Pone jaque él centro de la arrogancia de la filosofía pública de nuestro tiempo que pretende acaparar con exclusividad los espacios legítimos de la conciencia. Es por esto que ya en su primer libro pudo escribir esta frase: «La conciencia ha ‑convertido al animal en hombre y al hombre en demonio, pero todavía no ha transformado a nadie en Dios».
(Es una frase de inolvidable raíz hólderliniana: «El hombre es un mendigo cuando piensa y un dios cuando sueña».)
La gran tarea de Ciorán es combatir solidariamente contra la arrogancia de ese pensar público, esa conciencia obligatoria y reglamentarista que al fin de cuentas sólo nos sirve para dar certificado de buena conducta a los sucesivos desastres de esta mala historia que vivimos. El tema se reitera desde su primer libro «En las cimas de la desesperación», que acaba de editar Tusquets, hasta la reedición en Taurus (la cuarta en lengua castellana!) de una de sus obras centrales: «Precis de Décomposition» que Fernando Savater traduce como «Breviario de podredumbre». El pensamiento de Ciorán se expresa reiterativamente, en una búsqueda constante de argumentos y nuevas vías de acceso, con la intención de desmontar la podredumbre cubierta con una máscara de salud y robustez. Ciorán, el incrédulo que oculta su fe en tiempos de impudor, puede explicar así su actitud: “El verdadero precursor no es quien, propone un sistema cuando nadie lo quiere, sino quien precipita el Caos, y es su agente turiferario». El escepticismo es un ejercicio de fascinación». «La historia no es más que un desfile de falsos absolutos, una sucesión de templos elevados a pretextos».

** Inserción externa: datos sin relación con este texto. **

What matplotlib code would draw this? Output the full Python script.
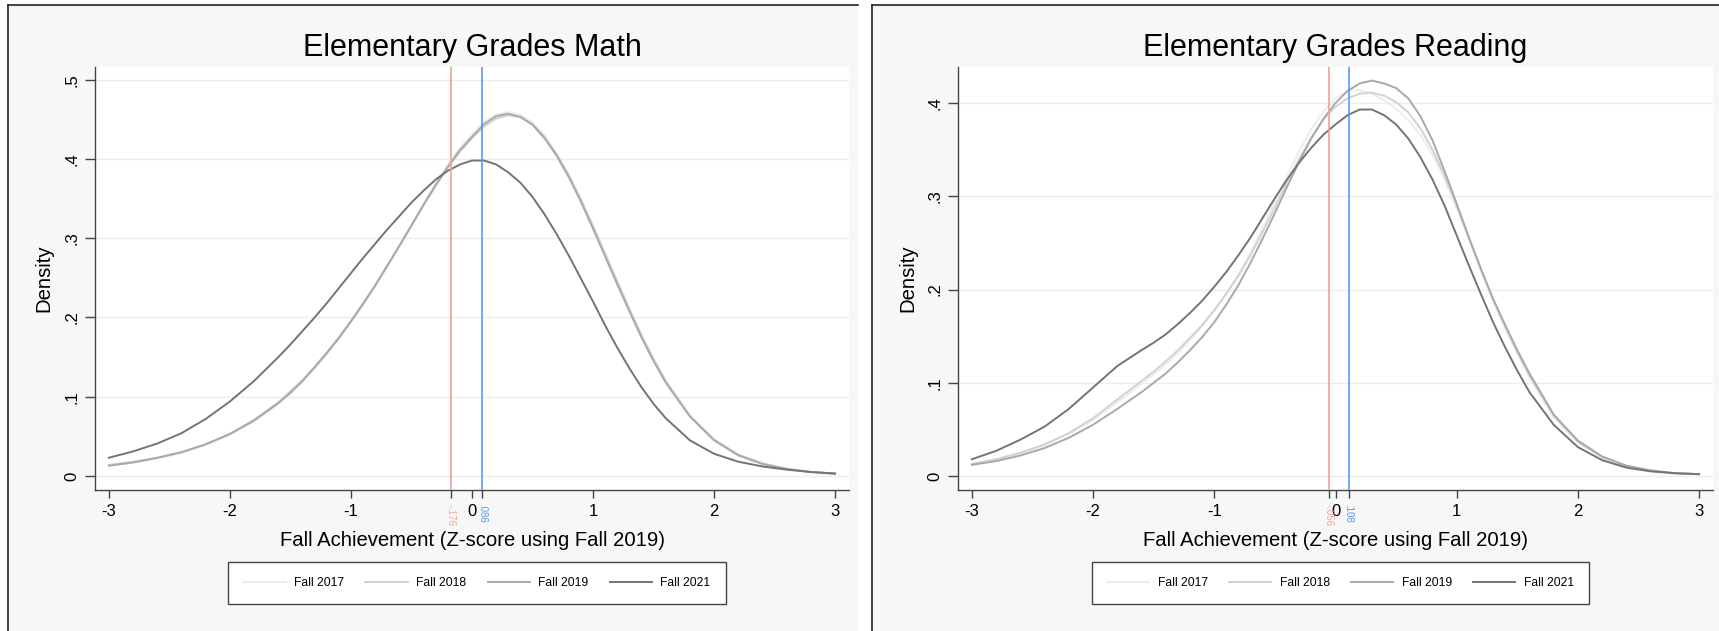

El efecto de la proliferación de libros de Ciorán entre nosotros no puede tener otro efecto que saludable. Tenemos en Iberoamérica un pensar cohibido. Es como la fuerzo de un atleta en eterna preparación pero tímido en el momento de lanzarse al ruedo. El maravilloso espíritu de Unamuno no parece haber tenido seguidores. Ante la angustia de nuestro entorno, particularmente en la Latinoamérica del cólera. «el pensar parece todavía cobijado, anonadado o suspendido por la autoridad colonial europeo universitaria. (Todavía creemos que para pensar en serio hay que tener título habilitante, como un pedicuro o el dentista.)
Así como la poética, y en particular la novelística, han sabido crear un lenguaje propio, en el orden filosófico nuestra palabra está dominada por un superyó académico, castrador. Hombres como Ciorán tienen la cualidad de erigirse en libertadores.